Cette enquête préliminaire n’est que la première étape de la procédure de mise sous surveillance de la Pologne, rappelle Le Point. Si la Commission conclut que les menaces sont avérées, un "avertissement" sera lancé à Varsovie.
"Il ne faut pas surdramatiser. Notre approche est très constructive. Nous ne sommes pas en train de taper sur la Pologne, a toutefois tempéré le président de la Commission, Jean-Claude Juncker, cité par Europe 1. Nous sommes au début de la procédure. (...) Je ne veux pas spéculer sur ce qui arrivera ensuite."
Varsovie ne voit toutefois pas cette "approche constructive" d’un bon œil. Le ministre polonais de la Justice, Zbigniew Ziobro, a dénoncé une "tentative de faire pression sur un Parlement démocratiquement élu et le gouvernement d’un Etat souverain", dans une lettre au vice-président de la Commission, publiée mercredi 13 janvier sur Twitter (en anglais).

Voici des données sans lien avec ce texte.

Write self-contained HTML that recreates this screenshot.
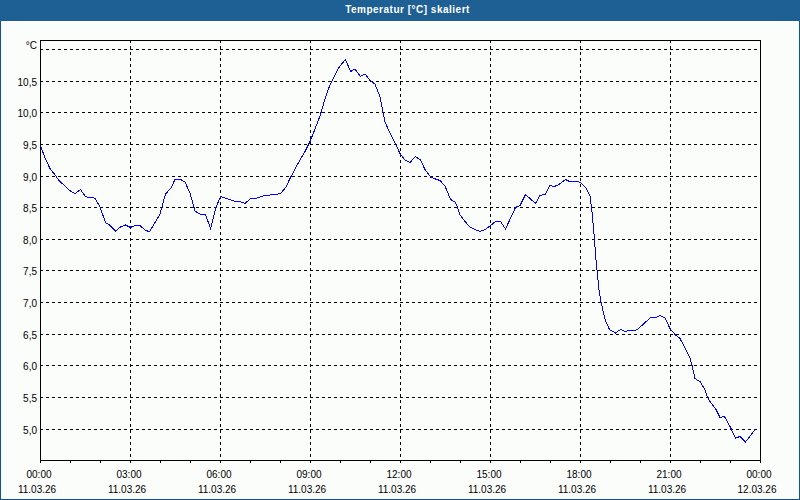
<!DOCTYPE html>
<html><head><meta charset="utf-8"><style>
html,body{margin:0;padding:0;width:800px;height:500px;overflow:hidden;background:#fbfdfb;position:relative;font-family:"Liberation Sans",sans-serif;}
#hdr{position:absolute;left:0;top:0;width:800px;height:21px;background:#1d5f8f;}
#hdr svg{position:absolute;left:0;top:0;}
#hdr span{position:absolute;left:0;top:4px;width:815px;text-align:center;color:#fff;font:bold 10px "Liberation Sans",sans-serif;letter-spacing:0.5px;}
.bl{position:absolute;background:#0f5490;}
.wh{position:absolute;background:#fff;}
svg{position:absolute;left:0;top:0;}
.g{stroke:#000;stroke-width:1;stroke-dasharray:3 3;}
.yl{position:absolute;left:0;width:37px;text-align:right;font-size:10px;line-height:12px;color:#000;}
.xl{position:absolute;width:80px;text-align:center;font-size:10px;line-height:12px;color:#000;}
</style></head><body>
<div id="hdr"><svg width="800" height="20"><defs><pattern id="dp" width="4" height="4" patternUnits="userSpaceOnUse"><rect x="1" y="0" width="1" height="1" fill="#2461b2"/><rect x="3" y="2" width="1" height="1" fill="#2461b2"/></pattern></defs><rect width="800" height="20" fill="url(#dp)"/></svg><span>Temperatur [°C] skaliert</span></div>
<div class="bl" style="left:0;top:21px;width:1px;height:479px"></div>
<div class="bl" style="left:799px;top:21px;width:1px;height:479px"></div>
<div class="bl" style="left:0;top:499px;width:800px;height:1px"></div>
<div class="wh" style="left:1px;top:21px;width:798px;height:1px"></div>
<div class="wh" style="left:1px;top:21px;width:1px;height:478px"></div>
<svg width="800" height="500" viewBox="0 0 800 500" shape-rendering="crispEdges">
<line x1="40" y1="49.5" x2="760" y2="49.5" class="g"/>
<line x1="40" y1="81.5" x2="760" y2="81.5" class="g"/>
<line x1="40" y1="112.5" x2="760" y2="112.5" class="g"/>
<line x1="40" y1="144.5" x2="760" y2="144.5" class="g"/>
<line x1="40" y1="176.5" x2="760" y2="176.5" class="g"/>
<line x1="40" y1="207.5" x2="760" y2="207.5" class="g"/>
<line x1="40" y1="239.5" x2="760" y2="239.5" class="g"/>
<line x1="40" y1="270.5" x2="760" y2="270.5" class="g"/>
<line x1="40" y1="302.5" x2="760" y2="302.5" class="g"/>
<line x1="40" y1="334.5" x2="760" y2="334.5" class="g"/>
<line x1="40" y1="365.5" x2="760" y2="365.5" class="g"/>
<line x1="40" y1="397.5" x2="760" y2="397.5" class="g"/>
<line x1="40" y1="429.5" x2="760" y2="429.5" class="g"/>
<line x1="130.5" y1="40" x2="130.5" y2="460" class="g"/>
<line x1="220.5" y1="40" x2="220.5" y2="460" class="g"/>
<line x1="310.5" y1="40" x2="310.5" y2="460" class="g"/>
<line x1="400.5" y1="40" x2="400.5" y2="460" class="g"/>
<line x1="490.5" y1="40" x2="490.5" y2="460" class="g"/>
<line x1="580.5" y1="40" x2="580.5" y2="460" class="g"/>
<line x1="670.5" y1="40" x2="670.5" y2="460" class="g"/>
<rect x="40.5" y="40.5" width="720" height="420" fill="none" stroke="#000" stroke-width="1"/>
<line x1="40.5" y1="460" x2="40.5" y2="463" stroke="#000" stroke-width="1"/>
<line x1="70.5" y1="460" x2="70.5" y2="463" stroke="#000" stroke-width="1"/>
<line x1="100.5" y1="460" x2="100.5" y2="463" stroke="#000" stroke-width="1"/>
<line x1="130.5" y1="460" x2="130.5" y2="463" stroke="#000" stroke-width="1"/>
<line x1="160.5" y1="460" x2="160.5" y2="463" stroke="#000" stroke-width="1"/>
<line x1="190.5" y1="460" x2="190.5" y2="463" stroke="#000" stroke-width="1"/>
<line x1="220.5" y1="460" x2="220.5" y2="463" stroke="#000" stroke-width="1"/>
<line x1="250.5" y1="460" x2="250.5" y2="463" stroke="#000" stroke-width="1"/>
<line x1="280.5" y1="460" x2="280.5" y2="463" stroke="#000" stroke-width="1"/>
<line x1="310.5" y1="460" x2="310.5" y2="463" stroke="#000" stroke-width="1"/>
<line x1="340.5" y1="460" x2="340.5" y2="463" stroke="#000" stroke-width="1"/>
<line x1="370.5" y1="460" x2="370.5" y2="463" stroke="#000" stroke-width="1"/>
<line x1="400.5" y1="460" x2="400.5" y2="463" stroke="#000" stroke-width="1"/>
<line x1="430.5" y1="460" x2="430.5" y2="463" stroke="#000" stroke-width="1"/>
<line x1="460.5" y1="460" x2="460.5" y2="463" stroke="#000" stroke-width="1"/>
<line x1="490.5" y1="460" x2="490.5" y2="463" stroke="#000" stroke-width="1"/>
<line x1="520.5" y1="460" x2="520.5" y2="463" stroke="#000" stroke-width="1"/>
<line x1="550.5" y1="460" x2="550.5" y2="463" stroke="#000" stroke-width="1"/>
<line x1="580.5" y1="460" x2="580.5" y2="463" stroke="#000" stroke-width="1"/>
<line x1="610.5" y1="460" x2="610.5" y2="463" stroke="#000" stroke-width="1"/>
<line x1="640.5" y1="460" x2="640.5" y2="463" stroke="#000" stroke-width="1"/>
<line x1="670.5" y1="460" x2="670.5" y2="463" stroke="#000" stroke-width="1"/>
<line x1="700.5" y1="460" x2="700.5" y2="463" stroke="#000" stroke-width="1"/>
<line x1="730.5" y1="460" x2="730.5" y2="463" stroke="#000" stroke-width="1"/>
<line x1="760.5" y1="460" x2="760.5" y2="463" stroke="#000" stroke-width="1"/>
<polyline points="41,147 45,158 50,168.5 55.5,175.5 58.5,180 67.5,188.5 71.0,191.5 75.0,193.5 80.5,189.5 85.0,196.0 88.0,197.5 93.0,197.5 95.0,198.5 100,207 105.5,222.5 109.5,225 115.5,231 120.5,227 125.5,225 130.5,227.5 136,225 140.5,226 145.5,230.5 149.5,231.5 155,222.5 160,214 165.5,194 171,188 175,179.5 180.5,179.5 185,182 190,193 195,211 200.5,214.5 205.5,214.5 210.5,228.5 216,207.5 220.5,196.5 225,198 230,199.5 235,201.5 240,201.5 245,203.5 250.5,198.5 255,198.5 260,197 265.0,195.5 270.0,195.0 275.0,194.5 280.5,193.5 286.0,187.0 290,178.5 295,169 300,160 305,151.5 310,141.5 315,129 320,116 325.0,99.0 328.5,88.5 335.0,75.0 339.5,66.5 345.5,59.5 350.5,71.5 355,69 360.5,76.5 365,74 370,80.5 375,84 380.0,97.0 385.0,122.0 390,133 395,143 400,153.5 405.0,160.0 410.0,162.5 415.5,156.5 420.5,160.0 425.0,169.5 430.5,177.0 434.0,178.5 440.0,180.5 445,186 450.5,199.5 455.0,202.0 457.0,206.0 460.0,215.0 465.0,221.5 470.0,227.0 475.0,229.5 480.0,231.5 485.0,229.5 490.0,226.0 495.5,221.5 500.5,221.5 505.5,229.0 515.5,207.5 520.0,205.5 525.5,194.5 535.5,203.5 540.0,195.5 545.5,194.0 550.0,185.5 554.5,186.5 559.0,184.5 565.5,179.5 569.5,181.5 577.5,181.5 580.5,182.5 586.0,188.0 590.0,196.0 592,212 593,223 594.5,240 596,260 597,270 599,290 601.0,302.0 604.0,315.0 606.0,322.0 609.5,329.5 615.5,333.0 620.5,329.5 625.0,331.5 628.5,330.5 635.5,330.5 638.5,328.5 643.0,324.5 650.0,318.0 656.0,317.5 660.0,315.5 665.0,318.0 670.0,328.5 675.0,334.5 680.0,338.5 685,348 690,358 692.0,365.5 695.0,378.5 700.5,382.0 705.0,390.0 707.5,397.0 710.0,401.5 713.0,405.5 716.0,409.5 720.0,417.5 724.5,416.5 730.0,426.5 735.5,438.0 740.0,436.5 745.5,442.0 755.0,429.5" fill="none" stroke="#0000ff" stroke-width="1" class="d"/>
</svg>
<div class="yl" style="top:77px">10,5</div>
<div class="yl" style="top:108px">10,0</div>
<div class="yl" style="top:140px">9,5</div>
<div class="yl" style="top:172px">9,0</div>
<div class="yl" style="top:203px">8,5</div>
<div class="yl" style="top:235px">8,0</div>
<div class="yl" style="top:266px">7,5</div>
<div class="yl" style="top:298px">7,0</div>
<div class="yl" style="top:330px">6,5</div>
<div class="yl" style="top:361px">6,0</div>
<div class="yl" style="top:393px">5,5</div>
<div class="yl" style="top:425px">5,0</div>
<div class="yl" style="top:40px">°C</div>
<div class="xl" style="left:-1px;top:469px">00:00</div>
<div class="xl" style="left:-3px;top:484px">11.03.26</div>
<div class="xl" style="left:89px;top:469px">03:00</div>
<div class="xl" style="left:87px;top:484px">11.03.26</div>
<div class="xl" style="left:179px;top:469px">06:00</div>
<div class="xl" style="left:177px;top:484px">11.03.26</div>
<div class="xl" style="left:269px;top:469px">09:00</div>
<div class="xl" style="left:267px;top:484px">11.03.26</div>
<div class="xl" style="left:359px;top:469px">12:00</div>
<div class="xl" style="left:357px;top:484px">11.03.26</div>
<div class="xl" style="left:449px;top:469px">15:00</div>
<div class="xl" style="left:447px;top:484px">11.03.26</div>
<div class="xl" style="left:539px;top:469px">18:00</div>
<div class="xl" style="left:537px;top:484px">11.03.26</div>
<div class="xl" style="left:629px;top:469px">21:00</div>
<div class="xl" style="left:627px;top:484px">11.03.26</div>
<div class="xl" style="left:719px;top:469px">00:00</div>
<div class="xl" style="left:717px;top:484px">12.03.26</div>
</body></html>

Beata Szydlo, la Première ministre, viendra, en outre, "défendre la réputation de la Pologne" devant le Parlement européen, mardi 19 janvier. Si Varsovie refuse de rentrer dans le rang, Bruxelles pourrait envisager des sanctions. En dernier recours, l’Union européenne a, en effet, la possibilité de retirer à la Pologne son droit de vote lors des sommets et réunions interministérielles.